Task input:
══════════

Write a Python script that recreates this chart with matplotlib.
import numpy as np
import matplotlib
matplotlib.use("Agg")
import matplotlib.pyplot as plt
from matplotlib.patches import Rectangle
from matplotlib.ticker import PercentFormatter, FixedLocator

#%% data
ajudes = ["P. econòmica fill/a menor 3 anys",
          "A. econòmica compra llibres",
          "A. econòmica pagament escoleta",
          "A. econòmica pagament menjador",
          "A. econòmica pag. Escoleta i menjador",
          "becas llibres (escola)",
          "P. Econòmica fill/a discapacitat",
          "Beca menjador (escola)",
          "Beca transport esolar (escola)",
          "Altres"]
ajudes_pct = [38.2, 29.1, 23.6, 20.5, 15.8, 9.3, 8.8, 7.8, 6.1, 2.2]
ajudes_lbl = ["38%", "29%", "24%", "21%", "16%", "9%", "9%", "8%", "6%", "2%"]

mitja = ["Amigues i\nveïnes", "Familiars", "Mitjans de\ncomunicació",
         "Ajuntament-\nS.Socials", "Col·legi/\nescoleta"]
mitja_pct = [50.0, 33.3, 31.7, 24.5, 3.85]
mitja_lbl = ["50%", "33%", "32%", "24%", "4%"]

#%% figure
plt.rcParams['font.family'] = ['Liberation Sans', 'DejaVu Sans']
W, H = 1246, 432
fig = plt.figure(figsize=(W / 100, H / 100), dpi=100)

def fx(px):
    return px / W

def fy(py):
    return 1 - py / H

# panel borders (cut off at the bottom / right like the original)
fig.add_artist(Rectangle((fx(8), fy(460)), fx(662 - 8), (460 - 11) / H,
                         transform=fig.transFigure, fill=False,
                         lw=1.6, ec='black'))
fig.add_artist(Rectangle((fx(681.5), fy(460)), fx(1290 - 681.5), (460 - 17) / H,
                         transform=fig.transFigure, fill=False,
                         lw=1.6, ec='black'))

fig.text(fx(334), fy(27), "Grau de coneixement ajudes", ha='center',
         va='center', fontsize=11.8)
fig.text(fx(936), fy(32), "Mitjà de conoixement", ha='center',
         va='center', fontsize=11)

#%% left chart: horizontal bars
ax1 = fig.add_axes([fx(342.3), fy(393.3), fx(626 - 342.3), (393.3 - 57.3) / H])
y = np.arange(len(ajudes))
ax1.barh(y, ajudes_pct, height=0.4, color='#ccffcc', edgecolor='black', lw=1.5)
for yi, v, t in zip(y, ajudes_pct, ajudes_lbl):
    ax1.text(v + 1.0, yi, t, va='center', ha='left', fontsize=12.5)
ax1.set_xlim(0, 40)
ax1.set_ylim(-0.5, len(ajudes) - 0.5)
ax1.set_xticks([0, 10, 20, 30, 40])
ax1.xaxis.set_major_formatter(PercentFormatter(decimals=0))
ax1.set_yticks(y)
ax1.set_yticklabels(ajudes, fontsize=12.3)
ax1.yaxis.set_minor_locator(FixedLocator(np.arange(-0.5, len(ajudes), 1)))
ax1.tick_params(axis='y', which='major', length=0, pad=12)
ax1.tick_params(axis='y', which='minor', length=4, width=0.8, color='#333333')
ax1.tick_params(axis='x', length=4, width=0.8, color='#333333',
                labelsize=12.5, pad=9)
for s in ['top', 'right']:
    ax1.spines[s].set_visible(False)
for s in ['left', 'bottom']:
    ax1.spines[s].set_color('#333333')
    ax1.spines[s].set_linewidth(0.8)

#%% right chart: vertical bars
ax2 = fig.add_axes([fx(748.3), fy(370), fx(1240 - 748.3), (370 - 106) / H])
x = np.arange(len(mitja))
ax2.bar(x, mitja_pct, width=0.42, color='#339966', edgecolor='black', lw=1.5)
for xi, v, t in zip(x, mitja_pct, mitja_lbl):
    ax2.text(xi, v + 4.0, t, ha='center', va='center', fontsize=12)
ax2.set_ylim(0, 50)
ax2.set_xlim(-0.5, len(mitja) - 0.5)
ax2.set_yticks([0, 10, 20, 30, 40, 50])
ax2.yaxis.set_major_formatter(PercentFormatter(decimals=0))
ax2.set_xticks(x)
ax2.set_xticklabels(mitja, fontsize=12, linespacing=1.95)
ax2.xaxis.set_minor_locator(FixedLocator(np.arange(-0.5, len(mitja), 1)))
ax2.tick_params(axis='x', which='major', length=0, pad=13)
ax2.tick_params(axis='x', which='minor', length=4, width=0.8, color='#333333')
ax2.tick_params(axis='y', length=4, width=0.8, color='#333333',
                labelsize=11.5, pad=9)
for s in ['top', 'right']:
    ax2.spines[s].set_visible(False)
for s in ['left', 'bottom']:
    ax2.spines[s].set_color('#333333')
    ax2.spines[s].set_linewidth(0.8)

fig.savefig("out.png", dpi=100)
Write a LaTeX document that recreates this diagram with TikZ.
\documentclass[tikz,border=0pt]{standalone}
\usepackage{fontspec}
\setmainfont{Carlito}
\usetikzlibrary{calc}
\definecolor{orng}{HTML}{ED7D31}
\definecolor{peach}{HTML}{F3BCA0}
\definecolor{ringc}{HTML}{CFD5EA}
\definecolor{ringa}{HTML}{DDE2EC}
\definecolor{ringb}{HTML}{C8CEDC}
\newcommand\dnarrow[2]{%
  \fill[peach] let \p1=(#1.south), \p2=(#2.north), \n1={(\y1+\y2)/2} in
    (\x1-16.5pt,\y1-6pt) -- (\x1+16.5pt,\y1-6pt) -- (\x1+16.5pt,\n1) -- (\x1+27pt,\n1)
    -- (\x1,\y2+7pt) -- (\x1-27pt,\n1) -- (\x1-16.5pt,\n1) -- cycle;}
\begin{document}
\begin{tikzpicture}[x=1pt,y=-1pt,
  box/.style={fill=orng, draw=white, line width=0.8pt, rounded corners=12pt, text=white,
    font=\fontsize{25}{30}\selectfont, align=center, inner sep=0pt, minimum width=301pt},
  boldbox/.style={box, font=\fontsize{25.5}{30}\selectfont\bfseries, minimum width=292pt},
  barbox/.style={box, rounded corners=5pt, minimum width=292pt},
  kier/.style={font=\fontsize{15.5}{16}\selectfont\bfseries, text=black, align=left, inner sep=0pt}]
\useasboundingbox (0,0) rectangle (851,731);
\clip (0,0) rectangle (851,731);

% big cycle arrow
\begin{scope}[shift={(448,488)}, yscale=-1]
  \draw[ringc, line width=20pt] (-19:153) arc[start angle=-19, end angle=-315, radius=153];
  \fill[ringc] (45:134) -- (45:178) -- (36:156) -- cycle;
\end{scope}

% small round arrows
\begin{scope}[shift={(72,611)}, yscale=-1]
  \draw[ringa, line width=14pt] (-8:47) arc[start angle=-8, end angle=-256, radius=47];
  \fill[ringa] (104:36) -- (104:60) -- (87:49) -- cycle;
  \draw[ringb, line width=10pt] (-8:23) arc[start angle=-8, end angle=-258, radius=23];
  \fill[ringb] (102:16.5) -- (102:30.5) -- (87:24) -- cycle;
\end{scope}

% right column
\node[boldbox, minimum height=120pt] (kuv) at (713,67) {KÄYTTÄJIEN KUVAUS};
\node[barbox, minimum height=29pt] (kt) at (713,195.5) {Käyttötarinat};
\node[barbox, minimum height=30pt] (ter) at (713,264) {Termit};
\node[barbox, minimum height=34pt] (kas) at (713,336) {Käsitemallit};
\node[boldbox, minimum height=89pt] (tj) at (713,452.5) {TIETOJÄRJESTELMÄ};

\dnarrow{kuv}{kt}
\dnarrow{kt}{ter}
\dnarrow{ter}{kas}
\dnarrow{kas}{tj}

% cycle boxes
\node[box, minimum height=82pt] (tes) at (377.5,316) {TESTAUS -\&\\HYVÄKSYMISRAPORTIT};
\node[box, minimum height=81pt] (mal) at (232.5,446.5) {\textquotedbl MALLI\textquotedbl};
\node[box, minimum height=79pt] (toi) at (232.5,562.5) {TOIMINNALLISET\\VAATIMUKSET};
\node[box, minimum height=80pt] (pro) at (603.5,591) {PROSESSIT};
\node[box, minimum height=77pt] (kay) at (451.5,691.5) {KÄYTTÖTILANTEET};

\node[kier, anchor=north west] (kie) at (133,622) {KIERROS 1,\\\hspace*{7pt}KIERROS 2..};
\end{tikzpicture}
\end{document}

══════════

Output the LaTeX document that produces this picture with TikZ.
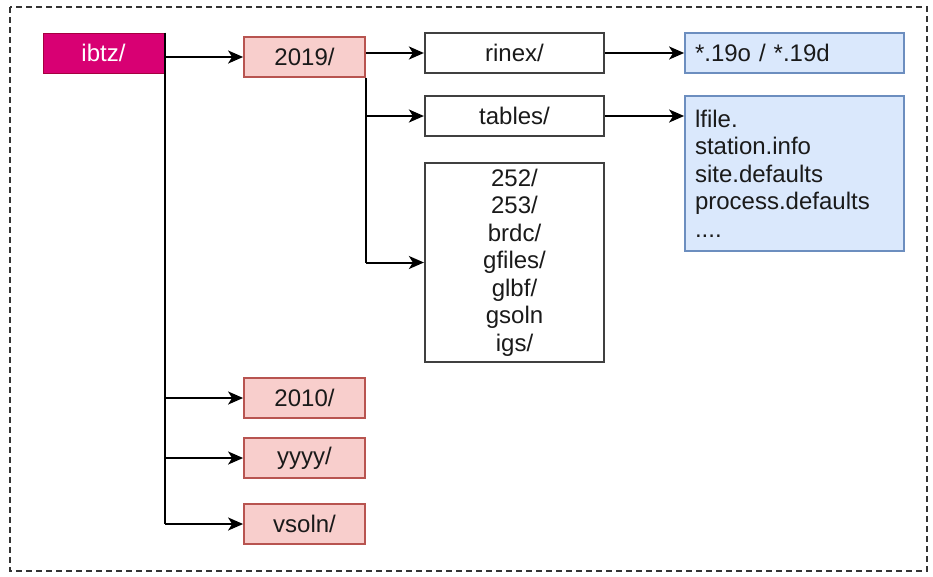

══════════

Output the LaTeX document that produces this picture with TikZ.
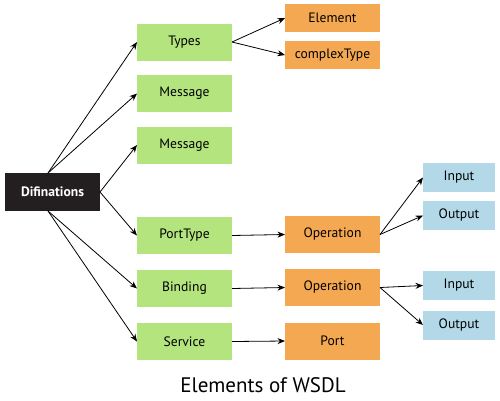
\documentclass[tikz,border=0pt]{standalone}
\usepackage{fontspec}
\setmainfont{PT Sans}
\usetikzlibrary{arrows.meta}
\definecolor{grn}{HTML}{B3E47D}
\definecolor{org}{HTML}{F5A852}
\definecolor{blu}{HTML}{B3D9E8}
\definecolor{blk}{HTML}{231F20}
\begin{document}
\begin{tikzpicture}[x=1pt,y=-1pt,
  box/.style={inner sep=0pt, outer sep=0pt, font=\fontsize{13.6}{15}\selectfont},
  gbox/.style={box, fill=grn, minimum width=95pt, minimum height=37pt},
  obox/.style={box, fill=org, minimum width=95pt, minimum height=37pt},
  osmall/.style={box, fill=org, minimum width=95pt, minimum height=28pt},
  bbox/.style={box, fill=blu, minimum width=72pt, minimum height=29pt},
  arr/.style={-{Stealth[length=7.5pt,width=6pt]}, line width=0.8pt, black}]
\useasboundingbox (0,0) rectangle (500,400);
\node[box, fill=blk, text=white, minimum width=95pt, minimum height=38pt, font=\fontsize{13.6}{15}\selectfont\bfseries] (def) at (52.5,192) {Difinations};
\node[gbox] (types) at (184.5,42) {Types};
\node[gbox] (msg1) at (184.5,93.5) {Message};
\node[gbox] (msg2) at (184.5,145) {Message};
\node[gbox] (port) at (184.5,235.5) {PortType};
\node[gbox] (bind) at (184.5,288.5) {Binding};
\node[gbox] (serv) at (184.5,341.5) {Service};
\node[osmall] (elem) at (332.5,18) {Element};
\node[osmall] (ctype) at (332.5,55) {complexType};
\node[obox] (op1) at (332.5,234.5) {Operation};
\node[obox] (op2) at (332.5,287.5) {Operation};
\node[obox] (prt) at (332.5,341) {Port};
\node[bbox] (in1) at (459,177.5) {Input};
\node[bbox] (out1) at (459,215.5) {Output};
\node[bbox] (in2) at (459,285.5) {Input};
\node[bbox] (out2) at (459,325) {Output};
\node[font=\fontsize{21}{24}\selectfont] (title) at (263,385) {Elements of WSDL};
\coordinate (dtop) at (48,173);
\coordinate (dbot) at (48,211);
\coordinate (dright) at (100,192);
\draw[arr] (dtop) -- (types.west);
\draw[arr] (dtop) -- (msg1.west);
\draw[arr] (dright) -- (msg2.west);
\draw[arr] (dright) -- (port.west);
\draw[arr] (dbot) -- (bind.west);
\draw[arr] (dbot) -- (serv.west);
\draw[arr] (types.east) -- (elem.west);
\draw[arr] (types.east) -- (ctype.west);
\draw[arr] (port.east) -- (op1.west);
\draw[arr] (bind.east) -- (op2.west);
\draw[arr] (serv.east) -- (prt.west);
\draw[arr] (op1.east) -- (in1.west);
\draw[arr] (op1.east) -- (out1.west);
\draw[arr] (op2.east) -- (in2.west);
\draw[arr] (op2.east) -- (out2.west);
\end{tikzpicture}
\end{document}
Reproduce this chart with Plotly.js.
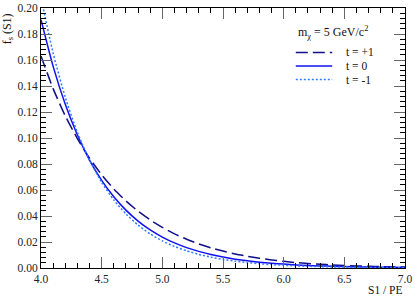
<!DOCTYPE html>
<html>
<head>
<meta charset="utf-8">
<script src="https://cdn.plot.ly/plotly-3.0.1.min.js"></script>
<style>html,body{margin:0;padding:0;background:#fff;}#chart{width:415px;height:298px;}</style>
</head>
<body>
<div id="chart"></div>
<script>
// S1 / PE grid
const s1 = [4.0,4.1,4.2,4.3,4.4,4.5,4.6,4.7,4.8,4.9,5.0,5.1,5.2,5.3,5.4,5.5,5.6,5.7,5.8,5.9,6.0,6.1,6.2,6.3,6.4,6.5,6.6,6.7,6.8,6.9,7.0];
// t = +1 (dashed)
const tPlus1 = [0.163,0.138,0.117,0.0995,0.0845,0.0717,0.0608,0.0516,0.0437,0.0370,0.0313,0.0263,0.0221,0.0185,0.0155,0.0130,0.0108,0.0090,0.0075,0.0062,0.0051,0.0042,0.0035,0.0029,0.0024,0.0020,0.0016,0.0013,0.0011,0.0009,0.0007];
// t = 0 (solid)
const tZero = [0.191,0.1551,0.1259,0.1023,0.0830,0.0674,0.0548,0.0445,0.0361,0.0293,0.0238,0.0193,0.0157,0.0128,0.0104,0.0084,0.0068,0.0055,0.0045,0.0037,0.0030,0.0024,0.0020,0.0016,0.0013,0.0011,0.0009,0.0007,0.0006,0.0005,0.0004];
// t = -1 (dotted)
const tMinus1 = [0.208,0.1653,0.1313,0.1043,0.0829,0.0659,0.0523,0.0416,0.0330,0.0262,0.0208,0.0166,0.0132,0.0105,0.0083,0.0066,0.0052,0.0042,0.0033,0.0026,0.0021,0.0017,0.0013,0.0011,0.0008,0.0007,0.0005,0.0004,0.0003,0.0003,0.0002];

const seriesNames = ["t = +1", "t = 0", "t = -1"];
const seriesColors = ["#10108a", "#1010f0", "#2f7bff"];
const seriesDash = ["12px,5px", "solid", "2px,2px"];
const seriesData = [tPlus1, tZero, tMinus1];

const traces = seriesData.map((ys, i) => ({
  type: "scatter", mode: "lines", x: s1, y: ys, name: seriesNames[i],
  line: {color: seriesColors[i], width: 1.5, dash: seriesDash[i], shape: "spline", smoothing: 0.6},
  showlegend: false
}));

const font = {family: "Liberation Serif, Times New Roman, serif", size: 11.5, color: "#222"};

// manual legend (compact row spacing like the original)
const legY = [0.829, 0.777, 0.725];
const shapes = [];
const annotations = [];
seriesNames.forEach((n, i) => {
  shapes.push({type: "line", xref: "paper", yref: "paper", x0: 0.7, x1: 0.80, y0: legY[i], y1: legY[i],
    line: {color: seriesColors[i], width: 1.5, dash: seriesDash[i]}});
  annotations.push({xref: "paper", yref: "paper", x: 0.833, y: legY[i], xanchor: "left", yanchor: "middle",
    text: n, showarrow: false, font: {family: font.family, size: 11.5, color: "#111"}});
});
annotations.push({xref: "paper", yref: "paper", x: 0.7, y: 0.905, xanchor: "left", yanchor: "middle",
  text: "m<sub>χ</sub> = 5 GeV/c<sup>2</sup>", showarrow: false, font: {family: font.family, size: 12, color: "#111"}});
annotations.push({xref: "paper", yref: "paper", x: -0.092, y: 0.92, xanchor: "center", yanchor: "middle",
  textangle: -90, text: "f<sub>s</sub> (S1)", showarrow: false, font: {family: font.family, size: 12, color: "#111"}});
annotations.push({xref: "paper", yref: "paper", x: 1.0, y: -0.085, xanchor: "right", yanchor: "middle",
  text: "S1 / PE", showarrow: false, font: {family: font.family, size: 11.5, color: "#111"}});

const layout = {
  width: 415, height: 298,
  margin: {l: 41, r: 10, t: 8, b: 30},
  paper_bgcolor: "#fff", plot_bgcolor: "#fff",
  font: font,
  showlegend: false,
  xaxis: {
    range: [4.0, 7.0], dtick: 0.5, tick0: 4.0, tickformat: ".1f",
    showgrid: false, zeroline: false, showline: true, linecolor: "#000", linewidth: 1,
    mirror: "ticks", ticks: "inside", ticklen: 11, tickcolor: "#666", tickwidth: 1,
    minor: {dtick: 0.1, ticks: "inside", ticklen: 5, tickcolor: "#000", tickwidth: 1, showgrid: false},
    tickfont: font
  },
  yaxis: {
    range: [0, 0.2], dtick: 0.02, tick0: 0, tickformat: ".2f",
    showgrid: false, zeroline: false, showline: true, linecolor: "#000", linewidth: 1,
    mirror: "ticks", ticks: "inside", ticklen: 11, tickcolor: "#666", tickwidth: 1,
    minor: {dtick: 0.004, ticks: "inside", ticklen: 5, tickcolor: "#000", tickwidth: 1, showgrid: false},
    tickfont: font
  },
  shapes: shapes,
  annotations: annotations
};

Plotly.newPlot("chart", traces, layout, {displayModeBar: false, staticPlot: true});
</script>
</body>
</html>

══════════

What is asked:
Exactly as written, return the lines from the line containing "Write a Python" through the line containing "va='center', fontsize=11)", both included.

Solved problem:
Write a Python script that recreates this chart with matplotlib.
import numpy as np
import matplotlib
matplotlib.use("Agg")
import matplotlib.pyplot as plt
from matplotlib.patches import Rectangle
from matplotlib.ticker import PercentFormatter, FixedLocator

#%% data
ajudes = ["P. econòmica fill/a menor 3 anys",
          "A. econòmica compra llibres",
          "A. econòmica pagament escoleta",
          "A. econòmica pagament menjador",
          "A. econòmica pag. Escoleta i menjador",
          "becas llibres (escola)",
          "P. Econòmica fill/a discapacitat",
          "Beca menjador (escola)",
          "Beca transport esolar (escola)",
          "Altres"]
ajudes_pct = [38.2, 29.1, 23.6, 20.5, 15.8, 9.3, 8.8, 7.8, 6.1, 2.2]
ajudes_lbl = ["38%", "29%", "24%", "21%", "16%", "9%", "9%", "8%", "6%", "2%"]

mitja = ["Amigues i\nveïnes", "Familiars", "Mitjans de\ncomunicació",
         "Ajuntament-\nS.Socials", "Col·legi/\nescoleta"]
mitja_pct = [50.0, 33.3, 31.7, 24.5, 3.85]
mitja_lbl = ["50%", "33%", "32%", "24%", "4%"]

#%% figure
plt.rcParams['font.family'] = ['Liberation Sans', 'DejaVu Sans']
W, H = 1246, 432
fig = plt.figure(figsize=(W / 100, H / 100), dpi=100)

def fx(px):
    return px / W

def fy(py):
    return 1 - py / H

# panel borders (cut off at the bottom / right like the original)
fig.add_artist(Rectangle((fx(8), fy(460)), fx(662 - 8), (460 - 11) / H,
                         transform=fig.transFigure, fill=False,
                         lw=1.6, ec='black'))
fig.add_artist(Rectangle((fx(681.5), fy(460)), fx(1290 - 681.5), (460 - 17) / H,
                         transform=fig.transFigure, fill=False,
                         lw=1.6, ec='black'))

fig.text(fx(334), fy(27), "Grau de coneixement ajudes", ha='center',
         va='center', fontsize=11.8)
fig.text(fx(936), fy(32), "Mitjà de conoixement", ha='center',
         va='center', fontsize=11)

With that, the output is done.